**Problem to work on:** Below are entries; repeat exactly, and nothing else, the lines from the one holding "Reproduce this chart with Bokeh." through the one holding "xs = list(range(len(years)))", inclusive. Leave the pictures out.

**Dataset extract:**
-- Start --
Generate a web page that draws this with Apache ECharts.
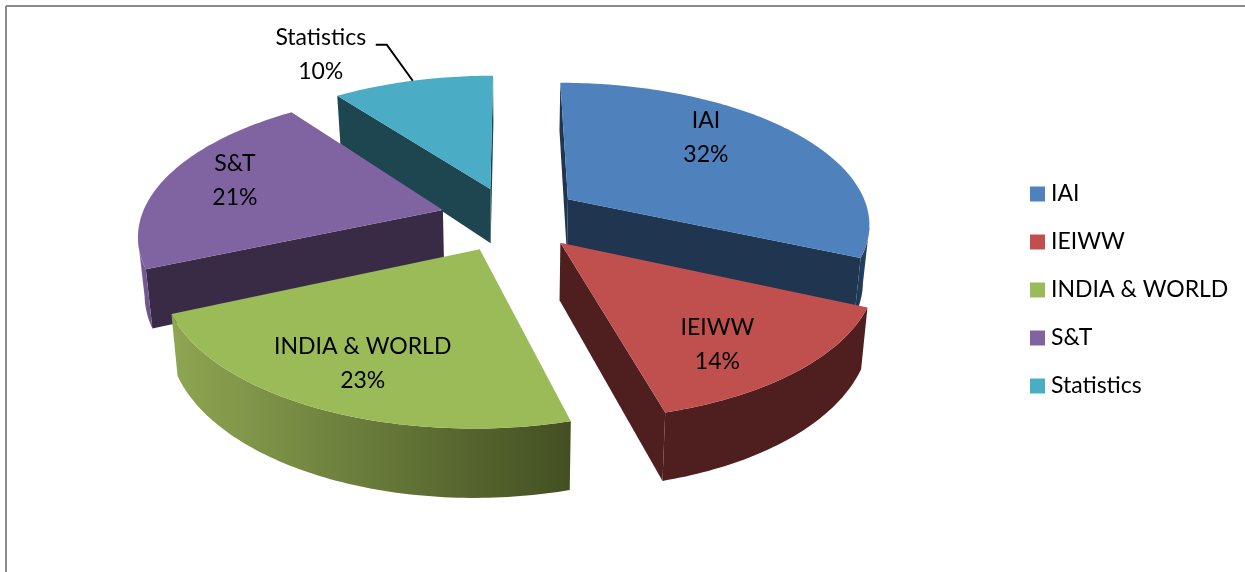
-- End --
-- Start --
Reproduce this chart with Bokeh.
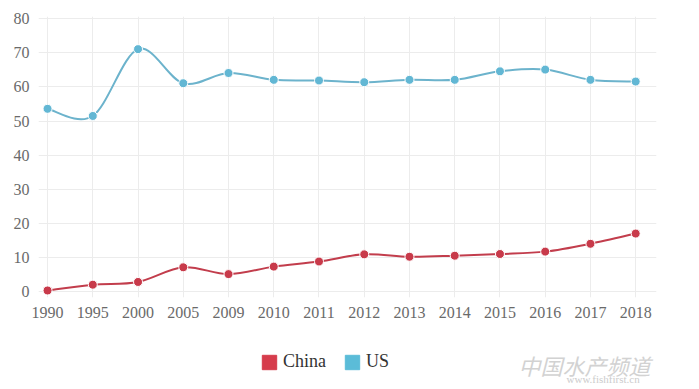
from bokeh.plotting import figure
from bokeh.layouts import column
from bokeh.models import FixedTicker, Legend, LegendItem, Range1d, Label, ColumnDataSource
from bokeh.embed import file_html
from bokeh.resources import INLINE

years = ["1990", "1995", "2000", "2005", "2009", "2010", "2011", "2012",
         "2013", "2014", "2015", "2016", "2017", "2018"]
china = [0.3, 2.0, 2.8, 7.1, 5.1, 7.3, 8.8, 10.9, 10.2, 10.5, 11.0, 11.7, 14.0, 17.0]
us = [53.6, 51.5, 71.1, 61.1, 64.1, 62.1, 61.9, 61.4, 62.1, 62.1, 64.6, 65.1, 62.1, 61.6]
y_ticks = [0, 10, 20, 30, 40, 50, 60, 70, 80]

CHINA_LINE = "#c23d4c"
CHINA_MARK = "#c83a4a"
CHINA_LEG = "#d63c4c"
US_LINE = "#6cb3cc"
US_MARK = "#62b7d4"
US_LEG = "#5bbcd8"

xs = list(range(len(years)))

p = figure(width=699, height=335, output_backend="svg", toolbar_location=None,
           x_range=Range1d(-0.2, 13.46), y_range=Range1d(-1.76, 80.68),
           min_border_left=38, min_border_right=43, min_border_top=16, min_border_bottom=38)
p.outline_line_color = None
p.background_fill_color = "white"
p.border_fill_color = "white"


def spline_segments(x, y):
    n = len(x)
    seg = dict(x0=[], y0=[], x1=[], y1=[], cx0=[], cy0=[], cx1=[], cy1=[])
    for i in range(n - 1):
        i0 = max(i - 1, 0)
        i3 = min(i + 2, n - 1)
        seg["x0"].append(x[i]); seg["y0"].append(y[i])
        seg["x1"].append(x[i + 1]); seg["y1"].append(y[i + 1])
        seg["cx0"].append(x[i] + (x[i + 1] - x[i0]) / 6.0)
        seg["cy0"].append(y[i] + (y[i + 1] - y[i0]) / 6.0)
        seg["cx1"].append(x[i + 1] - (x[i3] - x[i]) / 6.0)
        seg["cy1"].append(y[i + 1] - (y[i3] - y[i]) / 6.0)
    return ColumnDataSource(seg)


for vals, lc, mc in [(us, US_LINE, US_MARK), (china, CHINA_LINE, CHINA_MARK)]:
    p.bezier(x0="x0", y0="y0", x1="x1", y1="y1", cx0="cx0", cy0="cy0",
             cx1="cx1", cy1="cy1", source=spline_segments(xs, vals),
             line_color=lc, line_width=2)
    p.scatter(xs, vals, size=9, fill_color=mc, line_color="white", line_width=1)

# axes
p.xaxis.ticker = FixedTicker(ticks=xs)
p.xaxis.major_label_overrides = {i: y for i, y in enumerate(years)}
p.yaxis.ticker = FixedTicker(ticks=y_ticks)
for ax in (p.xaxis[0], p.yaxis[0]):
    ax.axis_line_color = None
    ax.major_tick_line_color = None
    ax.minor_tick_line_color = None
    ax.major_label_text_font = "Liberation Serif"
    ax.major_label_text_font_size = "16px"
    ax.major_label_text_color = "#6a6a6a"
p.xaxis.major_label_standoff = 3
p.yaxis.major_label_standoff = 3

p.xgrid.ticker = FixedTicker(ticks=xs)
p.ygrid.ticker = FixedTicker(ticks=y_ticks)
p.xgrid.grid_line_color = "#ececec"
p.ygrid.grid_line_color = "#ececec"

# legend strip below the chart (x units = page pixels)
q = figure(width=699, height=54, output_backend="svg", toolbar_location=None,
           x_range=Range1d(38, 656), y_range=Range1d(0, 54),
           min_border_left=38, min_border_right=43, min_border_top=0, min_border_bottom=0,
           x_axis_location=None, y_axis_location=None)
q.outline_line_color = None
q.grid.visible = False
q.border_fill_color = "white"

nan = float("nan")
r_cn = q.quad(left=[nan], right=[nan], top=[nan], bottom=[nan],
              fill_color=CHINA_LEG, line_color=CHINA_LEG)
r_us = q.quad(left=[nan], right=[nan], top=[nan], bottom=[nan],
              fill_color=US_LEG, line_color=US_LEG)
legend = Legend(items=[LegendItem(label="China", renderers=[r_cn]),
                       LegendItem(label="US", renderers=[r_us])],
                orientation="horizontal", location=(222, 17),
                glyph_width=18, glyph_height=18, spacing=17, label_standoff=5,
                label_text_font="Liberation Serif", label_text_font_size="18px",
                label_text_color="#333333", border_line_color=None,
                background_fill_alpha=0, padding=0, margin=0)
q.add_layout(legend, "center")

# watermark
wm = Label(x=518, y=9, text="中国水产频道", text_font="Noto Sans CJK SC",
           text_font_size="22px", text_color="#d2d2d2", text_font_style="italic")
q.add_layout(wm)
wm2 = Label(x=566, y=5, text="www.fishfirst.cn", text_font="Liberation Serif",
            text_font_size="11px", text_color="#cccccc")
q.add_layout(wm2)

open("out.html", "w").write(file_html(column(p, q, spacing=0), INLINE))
-- End --
-- Start --
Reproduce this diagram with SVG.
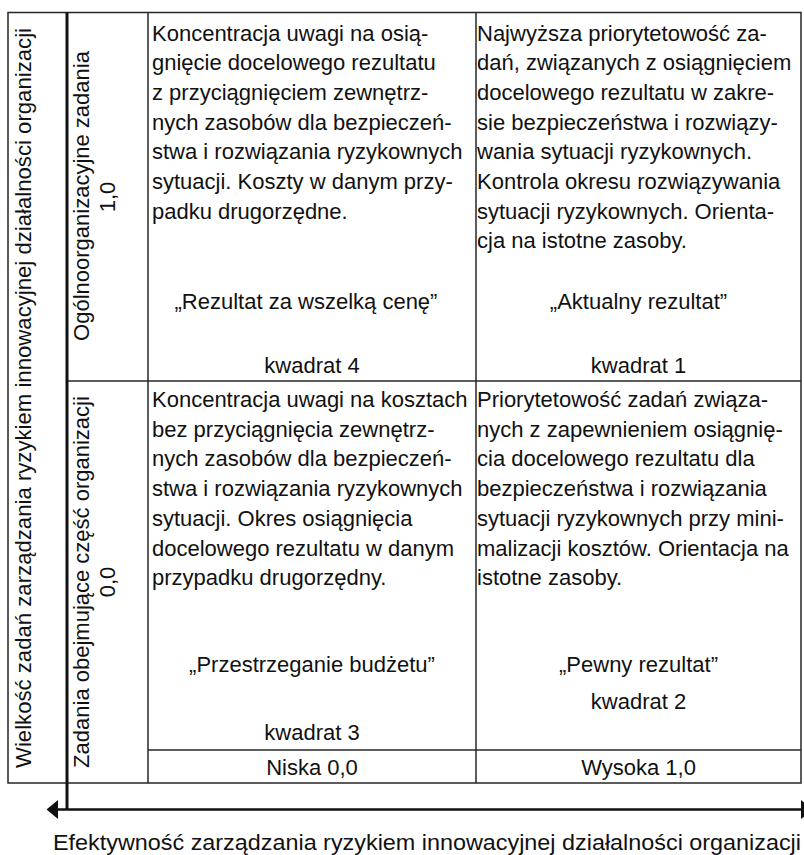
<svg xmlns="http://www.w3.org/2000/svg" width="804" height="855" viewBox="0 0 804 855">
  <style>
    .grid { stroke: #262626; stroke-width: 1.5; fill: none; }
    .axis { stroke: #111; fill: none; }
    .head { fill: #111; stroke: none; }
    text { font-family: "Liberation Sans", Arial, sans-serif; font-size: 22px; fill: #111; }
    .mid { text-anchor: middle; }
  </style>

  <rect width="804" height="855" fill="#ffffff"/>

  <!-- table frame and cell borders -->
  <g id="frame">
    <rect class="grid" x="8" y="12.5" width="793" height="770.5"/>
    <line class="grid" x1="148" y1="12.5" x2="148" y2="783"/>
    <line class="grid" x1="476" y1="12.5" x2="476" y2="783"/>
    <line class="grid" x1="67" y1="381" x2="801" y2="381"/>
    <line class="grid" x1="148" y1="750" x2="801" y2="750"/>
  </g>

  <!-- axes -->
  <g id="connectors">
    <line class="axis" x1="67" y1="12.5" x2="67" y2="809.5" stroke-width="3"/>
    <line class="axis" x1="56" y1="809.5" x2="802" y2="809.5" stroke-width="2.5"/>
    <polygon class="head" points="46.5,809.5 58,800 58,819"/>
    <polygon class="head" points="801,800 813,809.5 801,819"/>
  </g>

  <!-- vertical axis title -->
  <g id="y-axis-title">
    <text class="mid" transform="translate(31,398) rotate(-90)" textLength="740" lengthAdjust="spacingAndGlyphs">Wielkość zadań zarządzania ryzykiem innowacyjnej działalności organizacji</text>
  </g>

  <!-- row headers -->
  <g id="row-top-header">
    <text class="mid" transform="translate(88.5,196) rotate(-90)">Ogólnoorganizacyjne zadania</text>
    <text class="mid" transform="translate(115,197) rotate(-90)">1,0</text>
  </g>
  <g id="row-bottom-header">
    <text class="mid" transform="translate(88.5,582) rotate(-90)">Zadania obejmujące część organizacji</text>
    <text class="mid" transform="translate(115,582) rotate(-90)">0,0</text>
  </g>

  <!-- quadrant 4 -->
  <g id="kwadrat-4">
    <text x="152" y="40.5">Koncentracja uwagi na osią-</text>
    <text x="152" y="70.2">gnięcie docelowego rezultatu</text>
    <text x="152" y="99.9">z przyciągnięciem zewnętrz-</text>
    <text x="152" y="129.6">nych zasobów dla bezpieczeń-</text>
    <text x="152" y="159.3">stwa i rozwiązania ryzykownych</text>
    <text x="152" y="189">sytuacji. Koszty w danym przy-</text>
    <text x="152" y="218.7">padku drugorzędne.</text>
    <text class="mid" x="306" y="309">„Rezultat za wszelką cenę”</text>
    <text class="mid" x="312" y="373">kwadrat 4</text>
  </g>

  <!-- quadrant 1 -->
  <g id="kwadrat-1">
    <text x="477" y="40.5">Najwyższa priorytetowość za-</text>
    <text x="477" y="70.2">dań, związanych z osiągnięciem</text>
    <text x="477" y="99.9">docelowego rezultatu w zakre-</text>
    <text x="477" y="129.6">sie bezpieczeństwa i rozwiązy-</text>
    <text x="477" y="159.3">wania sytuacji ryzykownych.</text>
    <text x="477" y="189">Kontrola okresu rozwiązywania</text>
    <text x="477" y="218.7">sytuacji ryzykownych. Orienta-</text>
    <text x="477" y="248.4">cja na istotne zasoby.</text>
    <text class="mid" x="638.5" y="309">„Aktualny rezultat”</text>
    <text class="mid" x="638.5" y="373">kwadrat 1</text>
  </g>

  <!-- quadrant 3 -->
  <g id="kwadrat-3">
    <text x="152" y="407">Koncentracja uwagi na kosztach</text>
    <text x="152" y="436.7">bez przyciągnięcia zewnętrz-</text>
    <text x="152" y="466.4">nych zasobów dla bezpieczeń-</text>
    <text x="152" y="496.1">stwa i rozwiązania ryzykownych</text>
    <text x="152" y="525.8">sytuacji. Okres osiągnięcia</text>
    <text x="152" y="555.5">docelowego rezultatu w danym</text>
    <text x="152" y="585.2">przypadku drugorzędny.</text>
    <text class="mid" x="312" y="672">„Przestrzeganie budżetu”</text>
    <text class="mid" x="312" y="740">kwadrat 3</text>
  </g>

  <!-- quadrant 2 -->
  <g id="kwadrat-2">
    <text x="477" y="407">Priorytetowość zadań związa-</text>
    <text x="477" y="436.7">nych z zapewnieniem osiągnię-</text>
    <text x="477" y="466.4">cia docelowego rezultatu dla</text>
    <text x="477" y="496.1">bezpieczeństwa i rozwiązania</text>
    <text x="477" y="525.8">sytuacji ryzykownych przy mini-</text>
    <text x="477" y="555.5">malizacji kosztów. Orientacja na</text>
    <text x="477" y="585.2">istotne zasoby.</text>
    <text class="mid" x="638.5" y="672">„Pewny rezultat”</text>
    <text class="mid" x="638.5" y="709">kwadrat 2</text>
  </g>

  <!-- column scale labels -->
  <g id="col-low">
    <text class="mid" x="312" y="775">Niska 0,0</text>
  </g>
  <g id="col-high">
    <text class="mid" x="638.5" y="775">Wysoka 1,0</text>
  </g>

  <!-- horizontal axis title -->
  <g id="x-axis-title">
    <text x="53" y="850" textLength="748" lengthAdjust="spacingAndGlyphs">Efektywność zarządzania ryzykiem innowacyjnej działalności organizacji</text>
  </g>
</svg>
-- End --
**Problem solution:**
Reproduce this chart with Bokeh.
from bokeh.plotting import figure
from bokeh.layouts import column
from bokeh.models import FixedTicker, Legend, LegendItem, Range1d, Label, ColumnDataSource
from bokeh.embed import file_html
from bokeh.resources import INLINE

years = ["1990", "1995", "2000", "2005", "2009", "2010", "2011", "2012",
         "2013", "2014", "2015", "2016", "2017", "2018"]
china = [0.3, 2.0, 2.8, 7.1, 5.1, 7.3, 8.8, 10.9, 10.2, 10.5, 11.0, 11.7, 14.0, 17.0]
us = [53.6, 51.5, 71.1, 61.1, 64.1, 62.1, 61.9, 61.4, 62.1, 62.1, 64.6, 65.1, 62.1, 61.6]
y_ticks = [0, 10, 20, 30, 40, 50, 60, 70, 80]

CHINA_LINE = "#c23d4c"
CHINA_MARK = "#c83a4a"
CHINA_LEG = "#d63c4c"
US_LINE = "#6cb3cc"
US_MARK = "#62b7d4"
US_LEG = "#5bbcd8"

xs = list(range(len(years)))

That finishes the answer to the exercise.